Malange, with a population of 200,000, has been under almost constant shellfire since last December. Just 400 kilometres east of the capital, Unita sees it as critical to obtaining a border and landing strip for supplies from the Congo and Rwanda. They have set about driving out the population. Day and night shelling has killed nearly 1,000 people and destroyed 200 houses. Electricity supplies have been cut. The intention is to clear the city and use the airfield to launch attacks more effectively against the oil-rich coastal ports presently under MLPA control.

A major factor in the escalation of the Angolan conflict is the spilling out throughout the region of the Congo war. Angola, together with Zimbabwe and Namibia, sent troops to back the regime of Laurent Kabila in the Democratic Republic of Congo (DRC). In return, the countries backing the rebel forces in the DRC have supplied Unita with arms. Press reports state that Rwanda, Uganda, Togo and Burkina Faso have been providing logistical military support to the rebels. As the war with Unita intensified, the Angolan government was forced to withdraw their forces from the DRC, leaving the Kabila regime in a weaker position.

Angola's MPLA regime has also accused neighbouring Zambia of supplying Unita with arms. Zambia, which mediated the 1994 Angola peace deal, has denied the allegations, saying that they stem from its refusal to allow Angolan forces to attack Unita from its soil. As well as reports accusing officials in the Zambian government of making huge profits out of supplying arms to Unita, there is also evidence of business and mercenary backing from South Africa.

Unita's aim is no longer to capture cities as part of a strategy to overthrow the MLPA government. Neither is it concerned with its previous policy of "total independence for Angola". It has for some time abandoned any attempt to win support among the masses. With its new military technology, it is nakedly pursuing direct control over sources of raw materials. Its recent military incursions were directed towards Lobita-Benguela, the port and rail hub on the west coast, in order to gain control of oil supplies.

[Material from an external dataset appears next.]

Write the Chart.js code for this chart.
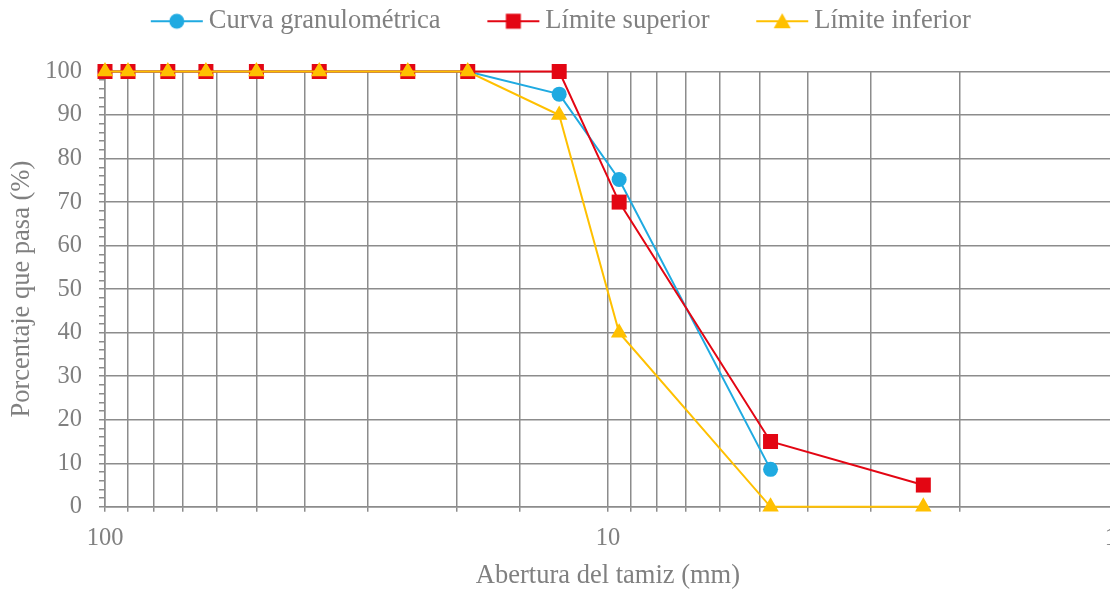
<!DOCTYPE html>
<html lang="es">
<head>
  <meta charset="UTF-8">
  <title>Curva granulométrica</title>
  <script src="https://cdn.jsdelivr.net/npm/chart.js"></script>
  <style>
    body {
      margin: 0;
      background: #ffffff;
      overflow: hidden;
    }

    .grafico-container {
      width: 1129px;
      height: 592px;
    }
  </style>
</head>
<body>

  <div class="grafico-container">
    <canvas id="graficoGranulometria"></canvas>
  </div>

  <script>
    // abertura de tamices (mm)
    const tamices = [100, 90, 75, 63, 50, 37.5, 25, 19, 12.5, 9.5, 4.75, 2.36];
    const curvaGranulometrica = [100, 100, 100, 100, 100, 100, 100, 100, 94.8, 75.2, 8.6, null];
    const limiteSuperior = [100, 100, 100, 100, 100, 100, 100, 100, 100, 70, 15, 5];
    const limiteInferior = [100, 100, 100, 100, 100, 100, 100, 100, 90, 40, 0, 0];
    const etiquetasX = [100, 10, 1];

    const gris = '#8c8c8c';
    const texto = '#808080';
    const fuente = 'Liberation Serif';

    function puntos(valores) {
      return tamices.map((t, i) => ({ x: t, y: valores[i] }));
    }

    // icono de leyenda: línea con marcador
    function iconoLeyenda(color, estilo) {
      const c = document.createElement('canvas');
      c.width = 54;
      c.height = 20;
      const g = c.getContext('2d');
      g.strokeStyle = color;
      g.fillStyle = color;
      g.lineWidth = 2;
      g.beginPath();
      g.moveTo(1, 10);
      g.lineTo(53, 10);
      g.stroke();
      g.beginPath();
      if (estilo === 'circle') {
        g.arc(27, 10, 7.5, 0, Math.PI * 2);
      } else if (estilo === 'rect') {
        g.rect(19.5, 2.5, 15, 15);
      } else {
        g.moveTo(27, 2);
        g.lineTo(35.5, 17);
        g.lineTo(18.5, 17);
        g.closePath();
      }
      g.fill();
      return c;
    }

    const series = [
      { label: 'Curva granulométrica', datos: curvaGranulometrica, color: '#1faae1', estilo: 'circle', radio: 7.5, orden: 3 },
      { label: 'Límite superior', datos: limiteSuperior, color: '#e30613', estilo: 'rect', radio: 10.6, orden: 2 },
      { label: 'Límite inferior', datos: limiteInferior, color: '#ffc000', estilo: 'triangle', radio: 9.5, orden: 1 }
    ];

    // espacio extra debajo de la leyenda
    const margenLeyenda = {
      id: 'margenLeyenda',
      beforeInit(chart) {
        const fitOriginal = chart.legend.fit;
        chart.legend.fit = function () {
          fitOriginal.bind(chart.legend)();
          this.height += 27;
        };
      }
    };

    const ctx = document.getElementById('graficoGranulometria').getContext('2d');

    const chart = new Chart(ctx, {
      type: 'scatter',
      data: {
        datasets: series.map(s => ({
          label: s.label,
          data: puntos(s.datos),
          showLine: true,
          borderColor: s.color,
          backgroundColor: s.color,
          borderWidth: 2,
          pointStyle: s.estilo,
          pointRadius: s.radio,
          pointHoverRadius: s.radio,
          pointBorderWidth: 0,
          order: s.orden,
          clip: false,
          icono: iconoLeyenda(s.color, s.estilo)
        }))
      },
      options: {
        responsive: true,
        maintainAspectRatio: false,
        animation: false,
        layout: {
          padding: { left: 0, right: 0, top: -46, bottom: 0 }
        },
        plugins: {
          legend: {
            position: 'top',
            labels: {
              usePointStyle: true,
              pointStyleWidth: 37.5,
              padding: 54,
              color: texto,
              font: { family: fuente, size: 26.5 },
              generateLabels: function (chart) {
                return chart.data.datasets.map((ds, i) => ({
                  text: ds.label,
                  fillStyle: ds.borderColor,
                  strokeStyle: ds.borderColor,
                  fontColor: texto,
                  lineWidth: 0,
                  pointStyle: ds.icono,
                  hidden: !chart.isDatasetVisible(i),
                  datasetIndex: i
                }));
              }
            }
          },
          tooltip: { enabled: false }
        },
        scales: {
          x: {
            type: 'logarithmic',
            reverse: true,
            min: 1,
            max: 100,
            border: { color: gris, width: 1.5 },
            grid: {
              color: gris,
              lineWidth: 1.5,
              tickLength: 5,
              tickColor: gris
            },
            ticks: {
              autoSkip: false,
              maxRotation: 0,
              padding: 12,
              color: texto,
              font: { family: fuente, size: 24.5 },
              callback: function (valor) {
                return etiquetasX.includes(valor) ? String(valor) : '';
              }
            },
            title: {
              display: true,
              text: 'Abertura del tamiz (mm)',
              color: texto,
              font: { family: fuente, size: 26.5 },
              padding: { top: -5, bottom: 0 }
            }
          },
          y: {
            min: 0,
            max: 100,
            afterFit: function (escala) {
              escala.width = 105;
            },
            border: { color: gris, width: 1.5 },
            grid: {
              lineWidth: 1.5,
              tickLength: 6,
              tickColor: gris,
              color: function (c) {
                return c.tick && c.tick.value % 10 === 0 ? gris : 'rgba(0,0,0,0)';
              }
            },
            ticks: {
              stepSize: 2,
              autoSkip: false,
              padding: 17,
              color: texto,
              font: { family: fuente, size: 24.5 },
              callback: function (valor) {
                return valor % 10 === 0 ? String(valor) : '';
              }
            },
            title: {
              display: true,
              text: 'Porcentaje que pasa (%)',
              color: texto,
              font: { family: fuente, size: 26.5 },
              padding: { top: 6, bottom: 0 }
            }
          }
        }
      },
      plugins: [margenLeyenda]
    });
  </script>

</body>
</html>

If Unita is now concentrating entirely on the seizure of raw materials for its business backers, the MPLA regime has also become little more than an agency for world business interests, primarily in the sale of oil. Angolan oil production is one-third of Nigeria's output and is expected to overtake it in 10 years. At present the oilfields are exploited by French and US oil corporations--ELF, Exxon and Chevron. Wealth in the government-controlled part of Angola has become concentrated in the hands of a tiny elite of MPLA officials. A recent human rights report by the South African government stated: "The country's wealth continued to be concentrated in the hands of a small elite who used government positions for massive personal enrichment." A UN report in February noted that there has been no "evidence of a genuine effort to build political support by improving the basic living conditions of the population".

One reporter describes the capital: "But despite all this new wealth, poverty in Luanda is wretched, and the cost of living terribly high.... The school system has practically collapsed, and the national health system is rotting." Fernando Pacheko, director of a local development organisation, stated, "People are all citizens of this country--in theory.... There are large sections of this society, which are not even neglected or exploited--they are not noticed! Outside the city centre of Luanda exists a forgotten city."

The South African report states that in Unita territory civilians live under "a primitive and brutal form of economic feudalism. Their crops and other goods are subject to seizure by armed Unita elements, and they are vulnerable to forced labour, including military service." The MPLA police and officials have also been widely reported for human rights abuses in the areas they control. Since they are not paid, the report states that "the government gives tacit permission for security personnel to pay themselves through the extortion of the civilian population".

No state employees have been paid since last year, as part of an attempt to meet World Bank directives. Angola's foreign debt is now running at $11 billion. Any hopes in the population that the oil fields may bring some minimal improvements in health and job prospects have been dashed. The MPLA government is borrowing money against future oil revenues up to the year 2001, due to its defaults on previous debt repayments to the World Bank.